Take the material below and extract the lines from the one with "Reproduce this diagram with TikZ." through the one with "(440,24) -- (440,40);", word for word, without pictures.

Task inputs:
_____

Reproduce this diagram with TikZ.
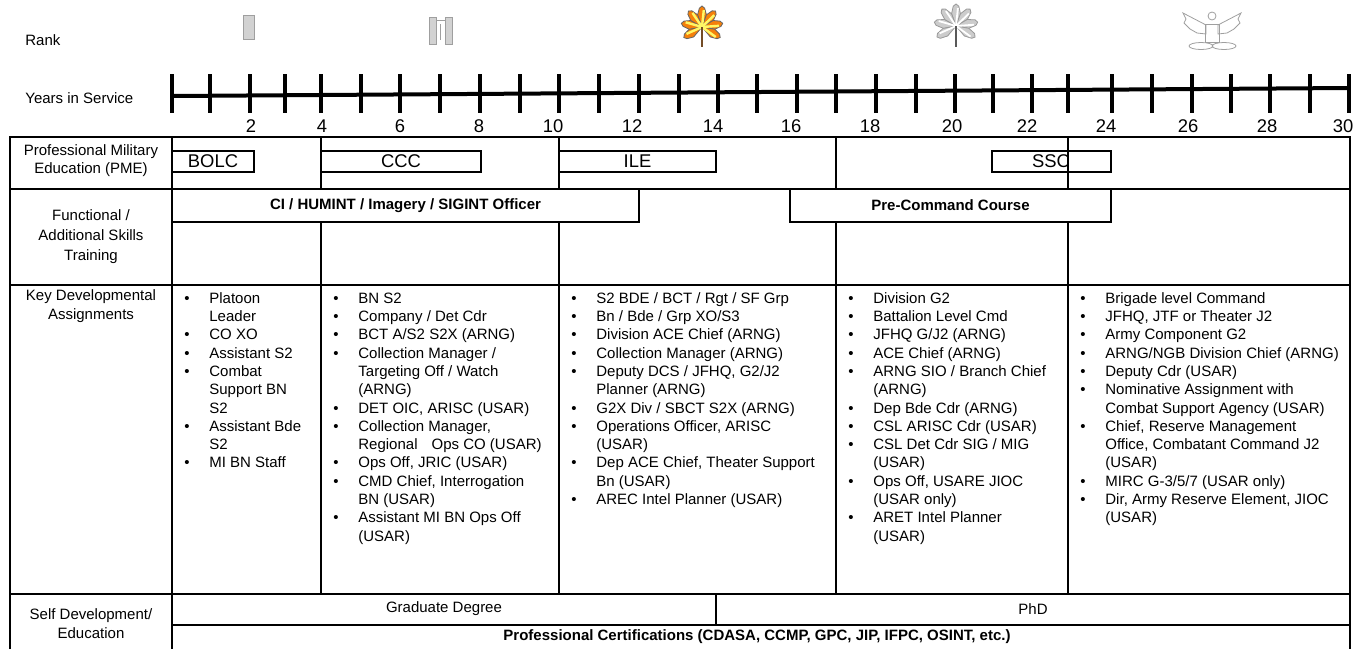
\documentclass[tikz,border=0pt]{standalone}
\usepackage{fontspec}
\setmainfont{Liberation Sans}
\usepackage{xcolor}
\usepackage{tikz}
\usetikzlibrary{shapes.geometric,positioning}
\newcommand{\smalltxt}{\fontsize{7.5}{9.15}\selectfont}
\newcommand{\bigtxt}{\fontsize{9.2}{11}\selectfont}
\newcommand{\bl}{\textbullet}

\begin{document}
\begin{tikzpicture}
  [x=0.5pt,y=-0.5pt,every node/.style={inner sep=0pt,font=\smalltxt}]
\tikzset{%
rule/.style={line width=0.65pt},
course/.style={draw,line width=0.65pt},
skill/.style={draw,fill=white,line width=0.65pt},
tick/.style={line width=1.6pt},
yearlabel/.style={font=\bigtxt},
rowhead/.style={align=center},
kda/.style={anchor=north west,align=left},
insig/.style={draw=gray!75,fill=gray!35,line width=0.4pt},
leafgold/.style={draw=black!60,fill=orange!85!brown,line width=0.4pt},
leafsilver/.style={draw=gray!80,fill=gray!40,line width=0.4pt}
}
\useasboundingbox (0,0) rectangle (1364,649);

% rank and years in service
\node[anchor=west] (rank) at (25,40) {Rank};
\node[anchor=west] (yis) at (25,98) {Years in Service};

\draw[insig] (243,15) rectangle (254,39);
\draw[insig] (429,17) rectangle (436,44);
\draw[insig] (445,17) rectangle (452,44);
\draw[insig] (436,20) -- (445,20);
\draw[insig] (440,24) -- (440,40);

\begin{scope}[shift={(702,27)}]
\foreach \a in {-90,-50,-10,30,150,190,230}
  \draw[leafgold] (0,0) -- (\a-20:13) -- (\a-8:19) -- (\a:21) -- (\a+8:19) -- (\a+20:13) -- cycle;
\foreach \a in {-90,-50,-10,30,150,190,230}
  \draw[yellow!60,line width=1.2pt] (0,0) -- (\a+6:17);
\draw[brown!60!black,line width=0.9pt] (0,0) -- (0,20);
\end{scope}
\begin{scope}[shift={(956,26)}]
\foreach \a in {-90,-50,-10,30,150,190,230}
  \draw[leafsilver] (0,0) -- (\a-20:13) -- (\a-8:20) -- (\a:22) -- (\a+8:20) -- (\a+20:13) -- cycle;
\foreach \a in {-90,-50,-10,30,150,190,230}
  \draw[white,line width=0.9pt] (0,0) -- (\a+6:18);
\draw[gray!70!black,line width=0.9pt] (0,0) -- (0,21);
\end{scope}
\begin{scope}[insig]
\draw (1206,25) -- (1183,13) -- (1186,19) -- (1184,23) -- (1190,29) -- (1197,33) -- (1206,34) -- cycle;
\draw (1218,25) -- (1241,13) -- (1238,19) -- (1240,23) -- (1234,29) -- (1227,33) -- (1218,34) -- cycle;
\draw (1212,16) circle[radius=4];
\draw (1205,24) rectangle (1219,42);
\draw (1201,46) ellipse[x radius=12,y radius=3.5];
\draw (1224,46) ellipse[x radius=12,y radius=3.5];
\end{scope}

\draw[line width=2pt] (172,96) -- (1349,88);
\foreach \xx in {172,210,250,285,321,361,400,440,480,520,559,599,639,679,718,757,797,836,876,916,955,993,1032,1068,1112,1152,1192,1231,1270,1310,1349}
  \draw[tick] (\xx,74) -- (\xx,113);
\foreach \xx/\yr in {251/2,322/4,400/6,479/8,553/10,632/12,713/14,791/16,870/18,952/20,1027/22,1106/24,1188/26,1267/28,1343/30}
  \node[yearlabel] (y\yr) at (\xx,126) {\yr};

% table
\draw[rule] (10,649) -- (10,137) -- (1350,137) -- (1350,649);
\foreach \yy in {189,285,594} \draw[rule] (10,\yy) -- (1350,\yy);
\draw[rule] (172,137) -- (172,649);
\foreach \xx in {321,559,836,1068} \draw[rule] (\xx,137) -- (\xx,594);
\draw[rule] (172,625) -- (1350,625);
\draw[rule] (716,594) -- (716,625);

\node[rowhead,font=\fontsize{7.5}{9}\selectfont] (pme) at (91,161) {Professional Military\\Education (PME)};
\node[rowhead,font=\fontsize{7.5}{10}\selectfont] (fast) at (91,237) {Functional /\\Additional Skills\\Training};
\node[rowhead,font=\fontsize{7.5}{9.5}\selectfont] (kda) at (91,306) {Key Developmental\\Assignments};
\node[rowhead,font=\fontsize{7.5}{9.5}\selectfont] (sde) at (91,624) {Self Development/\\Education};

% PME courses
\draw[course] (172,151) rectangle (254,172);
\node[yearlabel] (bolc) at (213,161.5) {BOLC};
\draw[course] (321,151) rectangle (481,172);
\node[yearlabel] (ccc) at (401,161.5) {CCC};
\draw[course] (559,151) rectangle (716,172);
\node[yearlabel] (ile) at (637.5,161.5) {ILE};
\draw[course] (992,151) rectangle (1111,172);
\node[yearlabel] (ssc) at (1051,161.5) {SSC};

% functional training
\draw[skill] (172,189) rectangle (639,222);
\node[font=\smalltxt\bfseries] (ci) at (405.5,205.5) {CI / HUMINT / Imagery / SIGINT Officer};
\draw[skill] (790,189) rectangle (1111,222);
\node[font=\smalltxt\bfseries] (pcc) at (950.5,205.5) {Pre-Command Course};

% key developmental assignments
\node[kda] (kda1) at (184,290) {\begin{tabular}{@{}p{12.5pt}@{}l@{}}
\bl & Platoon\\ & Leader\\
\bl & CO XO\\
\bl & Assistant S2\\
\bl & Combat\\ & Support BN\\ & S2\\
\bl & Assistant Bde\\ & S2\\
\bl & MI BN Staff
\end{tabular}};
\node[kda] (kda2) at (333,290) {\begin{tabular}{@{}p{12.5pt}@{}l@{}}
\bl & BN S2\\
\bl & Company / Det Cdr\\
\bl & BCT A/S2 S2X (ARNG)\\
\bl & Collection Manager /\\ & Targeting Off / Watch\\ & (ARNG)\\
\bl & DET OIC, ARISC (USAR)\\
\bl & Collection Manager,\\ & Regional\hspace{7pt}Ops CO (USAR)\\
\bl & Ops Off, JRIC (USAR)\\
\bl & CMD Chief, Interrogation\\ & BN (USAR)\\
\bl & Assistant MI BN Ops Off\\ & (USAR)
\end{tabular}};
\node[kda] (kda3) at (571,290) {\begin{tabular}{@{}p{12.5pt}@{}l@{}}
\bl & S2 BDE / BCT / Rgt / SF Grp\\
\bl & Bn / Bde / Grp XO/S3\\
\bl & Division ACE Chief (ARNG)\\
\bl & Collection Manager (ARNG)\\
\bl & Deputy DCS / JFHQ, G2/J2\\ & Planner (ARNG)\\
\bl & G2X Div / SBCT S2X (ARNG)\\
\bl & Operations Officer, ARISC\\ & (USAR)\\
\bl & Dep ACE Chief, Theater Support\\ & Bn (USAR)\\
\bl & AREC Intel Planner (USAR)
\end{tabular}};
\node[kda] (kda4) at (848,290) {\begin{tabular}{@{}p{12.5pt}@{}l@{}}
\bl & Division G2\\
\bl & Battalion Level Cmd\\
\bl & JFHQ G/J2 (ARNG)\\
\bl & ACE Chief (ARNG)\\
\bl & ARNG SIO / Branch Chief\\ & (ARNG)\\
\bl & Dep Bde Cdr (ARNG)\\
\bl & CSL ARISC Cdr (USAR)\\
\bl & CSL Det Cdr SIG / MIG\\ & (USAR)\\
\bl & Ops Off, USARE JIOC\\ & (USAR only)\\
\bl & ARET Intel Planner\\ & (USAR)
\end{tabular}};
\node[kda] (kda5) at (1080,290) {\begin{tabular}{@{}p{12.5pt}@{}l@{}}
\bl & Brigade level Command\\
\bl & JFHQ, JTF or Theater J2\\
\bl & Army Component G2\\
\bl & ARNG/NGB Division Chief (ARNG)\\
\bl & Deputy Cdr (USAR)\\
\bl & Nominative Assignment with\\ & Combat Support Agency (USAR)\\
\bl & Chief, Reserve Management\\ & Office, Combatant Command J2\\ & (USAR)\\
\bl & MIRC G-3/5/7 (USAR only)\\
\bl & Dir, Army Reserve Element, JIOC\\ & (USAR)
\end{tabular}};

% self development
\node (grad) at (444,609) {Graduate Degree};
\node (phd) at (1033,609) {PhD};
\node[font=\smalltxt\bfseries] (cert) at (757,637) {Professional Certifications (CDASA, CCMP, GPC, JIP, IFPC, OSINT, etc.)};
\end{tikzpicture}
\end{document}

_____

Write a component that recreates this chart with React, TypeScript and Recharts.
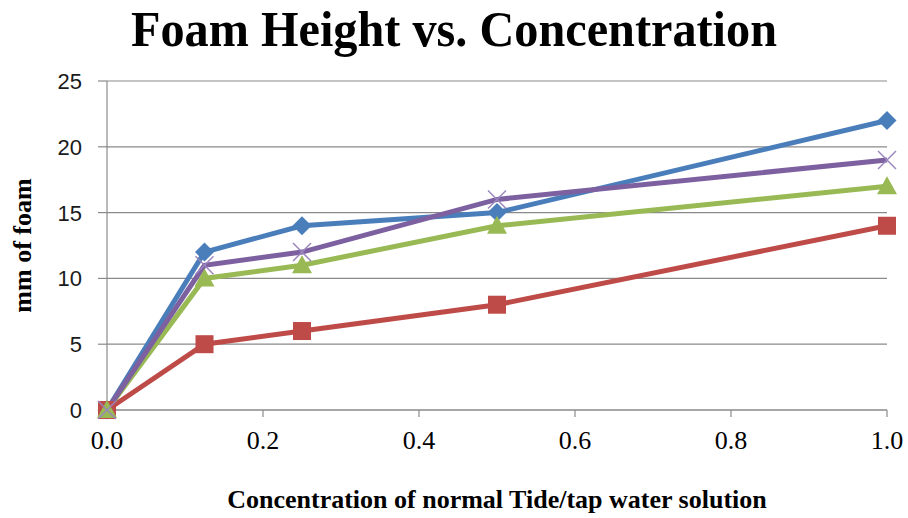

_____

Output for this exercise:
Reproduce this diagram with TikZ.
\documentclass[tikz,border=0pt]{standalone}
\usepackage{fontspec}
\setmainfont{Liberation Sans}
\usepackage{xcolor}
\usepackage{tikz}
\usetikzlibrary{shapes.geometric,positioning}
\newcommand{\smalltxt}{\fontsize{7.5}{9.15}\selectfont}
\newcommand{\bigtxt}{\fontsize{9.2}{11}\selectfont}
\newcommand{\bl}{\textbullet}

\begin{document}
\begin{tikzpicture}
  [x=0.5pt,y=-0.5pt,every node/.style={inner sep=0pt,font=\smalltxt}]
\tikzset{%
rule/.style={line width=0.65pt},
course/.style={draw,line width=0.65pt},
skill/.style={draw,fill=white,line width=0.65pt},
tick/.style={line width=1.6pt},
yearlabel/.style={font=\bigtxt},
rowhead/.style={align=center},
kda/.style={anchor=north west,align=left},
insig/.style={draw=gray!75,fill=gray!35,line width=0.4pt},
leafgold/.style={draw=black!60,fill=orange!85!brown,line width=0.4pt},
leafsilver/.style={draw=gray!80,fill=gray!40,line width=0.4pt}
}
\useasboundingbox (0,0) rectangle (1364,649);

% rank and years in service
\node[anchor=west] (rank) at (25,40) {Rank};
\node[anchor=west] (yis) at (25,98) {Years in Service};

\draw[insig] (243,15) rectangle (254,39);
\draw[insig] (429,17) rectangle (436,44);
\draw[insig] (445,17) rectangle (452,44);
\draw[insig] (436,20) -- (445,20);
\draw[insig] (440,24) -- (440,40);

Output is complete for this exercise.